Dr. Gagan Wig, a University of Texas at Dallas expert on the healthy and pathological aging of the brain, has received National Institutes of Health (NIH) funding to develop animal models of the social factors that are believed to affect aging humans’ susceptibility to neurological diseases.
The pilot grant is from the Animal Models for the Social Dimensions of Health and Aging Research Network, which is directed by researchers at Duke University, the University of Minnesota Medical School and The University of North Carolina at Chapel Hill through a grant from the NIH’s National Institute on Aging (R24AG065172).
Wig will focus on developing a mouse model of the progression of neurological disorganization in the aging brain so that he and his team can later isolate the specific variables that can modulate such conditions.
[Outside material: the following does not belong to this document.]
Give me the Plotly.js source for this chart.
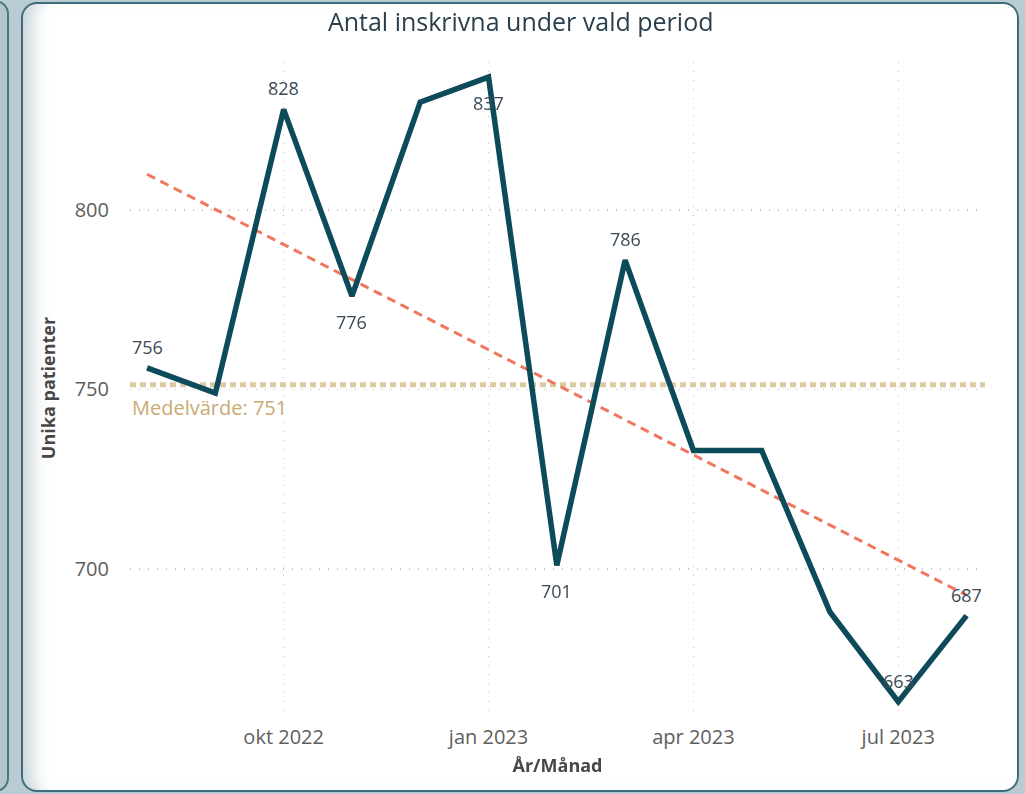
<!DOCTYPE html>
<html>
<head>
<meta charset="utf-8">
<script src="https://cdn.plot.ly/plotly-3.0.1.min.js"></script>
<style>
  html, body { margin:0; padding:0; width:1025px; height:794px; overflow:hidden; background:#b9cbd3; }
  #leftcard { position:absolute; left:-30px; top:0px; width:35px; height:788px; background:#b2c6ce; border:2px solid #4a7685; border-radius:14px; }
  #card { position:absolute; left:21px; top:2px; width:994px; height:786px; background:#ffffff; border:2px solid #3f6c7b; border-radius:16px; box-shadow: inset 22px 0 18px -14px rgba(150,170,180,0.55); }
  #chart { position:absolute; left:0; top:0; width:1025px; height:794px; }
</style>
</head>
<body>
<div id="leftcard"></div>
<div id="card"></div>
<div id="chart"></div>
<script>
// ---- data ----
var months = ["aug 2022","sep 2022","okt 2022","nov 2022","dec 2022","jan 2023","feb 2023","mar 2023","apr 2023","maj 2023","jun 2023","jul 2023","aug 2023"];
var patients = [756, 749, 828, 776, 830, 837, 701, 786, 733, 733, 688, 663, 687];
var showLabel = [true, false, true, true, false, true, true, true, false, false, false, true, true];
var labelAbove = [true, true, true, false, true, false, false, true, true, true, true, true, true];
var tickMonths = ["okt 2022","jan 2023","apr 2023","jul 2023"];
var yTicks = [700, 750, 800];
var titleText = "Antal inskrivna under vald period";
var xTitle = "År/Månad";
var yTitle = "Unika patienter";
var avgLabelPrefix = "Medelvärde: ";

// ---- derived: mean & linear trend ----
var n = patients.length;
var mean = patients.reduce(function(a,b){return a+b;},0)/n;
var xm = (n-1)/2, sxy = 0, sxx = 0;
for (var i=0;i<n;i++){ sxy += (i-xm)*(patients[i]-mean); sxx += (i-xm)*(i-xm); }
var slope = sxy/sxx;
var trend = patients.map(function(_,i){ return mean + slope*(i-xm); });

var font = "'Open Sans', 'Noto Sans', sans-serif";
var textCol = "#3b4a56";
var tickCol = "#605e5c";

var traces = [
  {
    x: months, y: trend, type:"scatter", mode:"lines",
    line:{color:"#f1765e", width:3, dash:"9px,6px"},
    hoverinfo:"skip", showlegend:false
  },
  {
    x: months, y: patients, type:"scatter", mode:"lines",
    line:{color:"#0d4a5a", width:5.5},
    showlegend:false
  }
];

var annotations = [
  {xref:"paper", x:0, yref:"y", y:mean, xanchor:"left", yanchor:"middle", yshift:-23, showarrow:false,
   text: avgLabelPrefix + Math.round(mean), font:{family:font, size:20, color:"#c9aa74"}}
];
patients.forEach(function(v,i){
  if (!showLabel[i]) return;
  annotations.push({x:months[i], y:v, xref:"x", yref:"y", showarrow:false, text:String(v),
    yanchor:"middle", xanchor:"center", yshift: labelAbove[i] ? 21 : -26,
    font:{family:font, size:18, color:textCol}});
});

var layout = {
  width:1025, height:794,
  paper_bgcolor:"rgba(0,0,0,0)", plot_bgcolor:"rgba(0,0,0,0)",
  margin:{l:130, r:40, t:62, b:80},
  font:{family:font, color:tickCol},
  title:{text:titleText, x:0.508, xref:"container", y:0.972, yref:"container", yanchor:"middle", xanchor:"center",
         font:{family:font, size:25, color:"#2a3f4d"}},
  xaxis:{
    type:"category", range:[-0.25, 12.27],
    tickmode:"array", tickvals:tickMonths, ticktext:tickMonths,
    showgrid:true, gridcolor:"#c4c4c4", griddash:"1px,8px", gridwidth:1.5,
    ticks:"", showline:false, zeroline:false, ticklabelstandoff:9,
    tickfont:{family:font, size:20, color:tickCol},
    title:{text:xTitle, standoff:10, font:{family:font, size:18, color:"#474747", weight:"bold"}}
  },
  yaxis:{
    range:[659.6, 841.2],
    tickmode:"array", tickvals:yTicks,
    showgrid:true, gridcolor:"#c4c4c4", griddash:"1px,8px", gridwidth:1.5,
    ticks:"", showline:false, zeroline:false, ticklabelstandoff:20,
    tickfont:{family:font, size:20, color:tickCol},
    title:{text:yTitle, standoff:14, font:{family:font, size:18, color:"#474747", weight:"bold"}}
  },
  shapes:[
    {type:"line", xref:"paper", x0:0, x1:1, yref:"y", y0:mean, y1:mean,
     line:{color:"#dccaa0", width:5, dash:"6px,4px"}, layer:"below"}
  ],
  annotations: annotations
};

Plotly.newPlot("chart", traces, layout, {displayModeBar:false, staticPlot:true});
</script>
</body>
</html>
“We know that environmental and social factors contribute to age-related cognitive decline and brain disease, but it’s difficult to untangle in humans what the exact crucial exposures are,” said Wig, associate professor of psychology in the School of Behavioral and Brain Sciences. “Links between social adversity, health and mortality exist in other social mammals, so there is an opportunity to learn about exposures via animal models.”
In his neuroimaging lab in UT Dallas’ Center for Vital Longevity, Wig studies socioeconomic factors that predict the risk to aging adults of developing neurological diseases such as Alzheimer’s disease.
“The absence of a college education seems to result in greater declines in brain health during older age, measured from an individual’s brain network organization,” he said. “But why? It’s certainly not just about the diploma, but likely because education often translates to job opportunities. Having a well-paying and secure job is a strong predictor of things such as access to nutritious food and health care, adequate sleep, time for exercise, and ways to navigate stressful life events. We think these things matter for an individual’s brain network organization, but we need to be able to study them more directly.”
Wig’s research in humans has examined the functional specialization of the brain network — a trademark of a healthy brain — and how specialization breaks down as people age.
“From the way in which different regions of the human brain are interconnected, we derive a sense of a modular organization, which allows different parts of the brain to be functionally specialized,” he said. “In humans, the modules become less distinct over time, and evidence suggests that this process has bad outcomes.”
Rodent models are a powerful tool because of the animals’ relatively short lifespans and because their environments can be carefully measured, controlled and altered in experiments.
“We believe that decreasing brain network specialization is a general property of aging systems. This pilot study will allow us to study these processes.”
Dr. Gagan Wig, associate professor of psychology in the School of Behavioral and Brain Sciences
“With mice, we can look at exposures and outcomes in a way that you cannot in humans,” he said. “You can closely examine and in some cases even alter exposures early on — socialization, diet, sleep, exercise and stress. We can examine the impact of certain exposures at various times during their two- to three-year lifespan. By doing so, we hope we can begin to understand trajectories in a way that you can’t with humans, to see what matters most and when it matters.”
The pilot grant supports a one-year project that Wig hopes will result in further funding.
“If we see what we expect, then we can propose to do larger experiments,” he said. “We believe that decreasing brain network specialization is a general property of aging systems. This pilot study will allow us to study these processes in individual mice.”
The pilot grant will support the training of cognition and neuroscience doctoral student Ezra Winter-Nelson, who said that studying mice in a controlled environment “where we know everything from their genotype to their diet” could help identify critical factors affecting the age-related brain network decline that is seen in humans.
“Why do some people largely preserve their cognitive abilities with age while others see a steep decline in mental acuity?” Winter-Nelson said. “If mouse networks turn out to exhibit a similar pattern of decline to human networks, we can then use mice to study the structure of these networks across the lifespan with a level of rigor that is impossible to achieve in human research.”
Wig and his team will use existing functional brain-imaging data to first confirm that brain network organization in mice can be measured in a similar way as in humans. Columbia University researchers who are collaborating with Wig on this project — including Dr. Itamar Kahn, associate professor of neuroscience at the university’s Zuckerman Institute — have collected large-scale data for this purpose.
Wig’s team plans to use the existing data to evaluate whether analogous brain network changes exist in aging mice. If they find similar patterns of degradation in mice, researchers plan to study the factors they believe affect health. Wig hopes that long-term studies of the process in mice will lay the foundation for cross-species comparative analysis to identify the most potent causes of neurological decline.
“Our goal is to be able to identify health and lifestyle factors that can slow down progression of age-related brain disease, such as Alzheimer’s,” he said. “We all have ideas about what matters, but it’s difficult to test these experimentally or even study them closely in humans. We envision this as a unique opportunity to determine what matters and what doesn’t — a path toward identifying things we might be able to modify in our lives.”